Moiré-templated strain patterning in transition-metal dichalcogenides and application in twisted bilayer MoS2

Abstract

To take full advantage of the electronic properties of transition-metal dichalcogenides and their vdW layered structures, it will be necessary to control the local electronic structure, on which the effect of lattice deformation is significant. Nevertheless, a general approach to programming nanoscale morphology in TMD materials, which would permit local strain engineering, has proven elusive. In this work, we propose a general moiré-templated nanoscale morphology engineering method based on bilayer TMDs. The moiré superlattice plays the key role in enforcing in-plane periodical variations in local interlayer spacing and potential energy. Upon global in-plane compression, the high-energy, large-interlayer-separation stacking domains serve as periodic buckling initiation sites. The buckled features can be thus precisely correlated to the moiré periodicity.
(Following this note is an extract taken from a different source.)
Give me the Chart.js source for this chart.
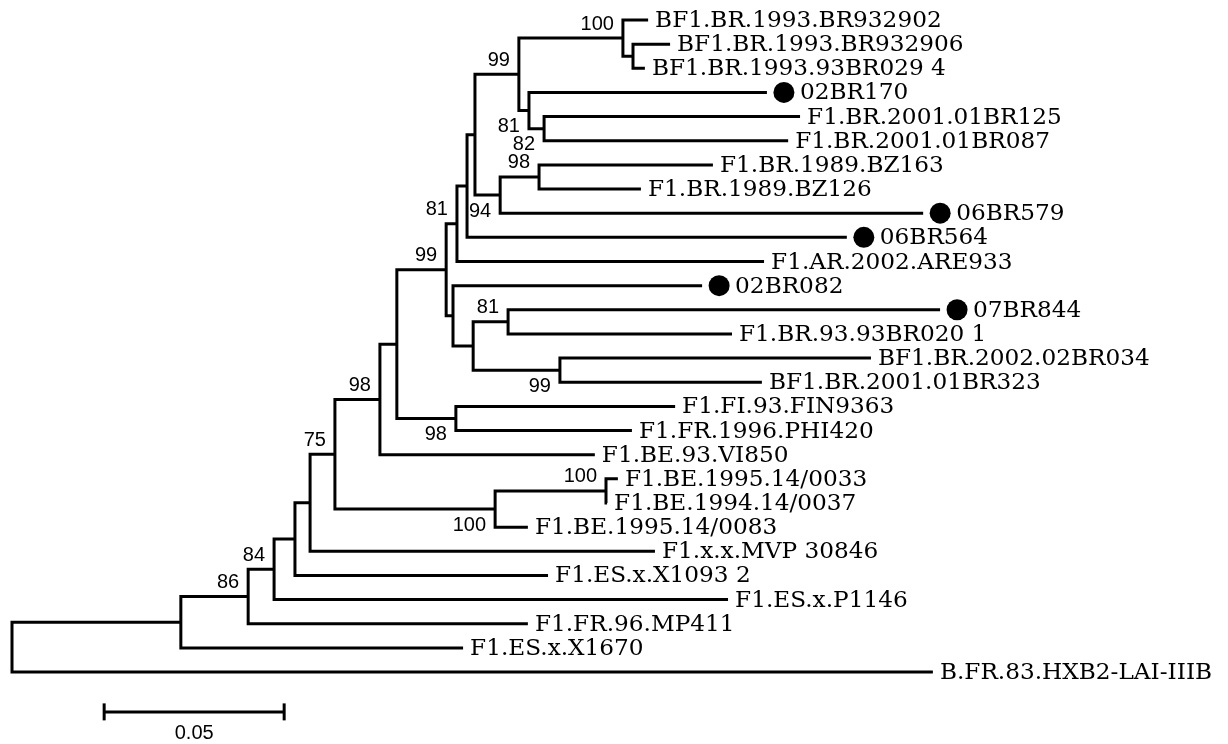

The spatial profile of the buckled morphology and strain field are possible to be pre-determined, providing a bridge to the electronics and optoelectronics design. We take twisted bilayer MoS₂ to demonstrate our approach. We further demonstrate how the morphology can modulate band gap and optical absorption of a MoS₂ monolayer, envisioned as a potential constituent layer in a Moiré-templated, strain-engineered vdW heterostructure of TMDs. The robustness and programmable nature of our approach arise from superlattice symmetry, energetics and mechanics. Our approach provides a new strategy for on-demand design of morphology and local strain in TMDs under mechanical deformation.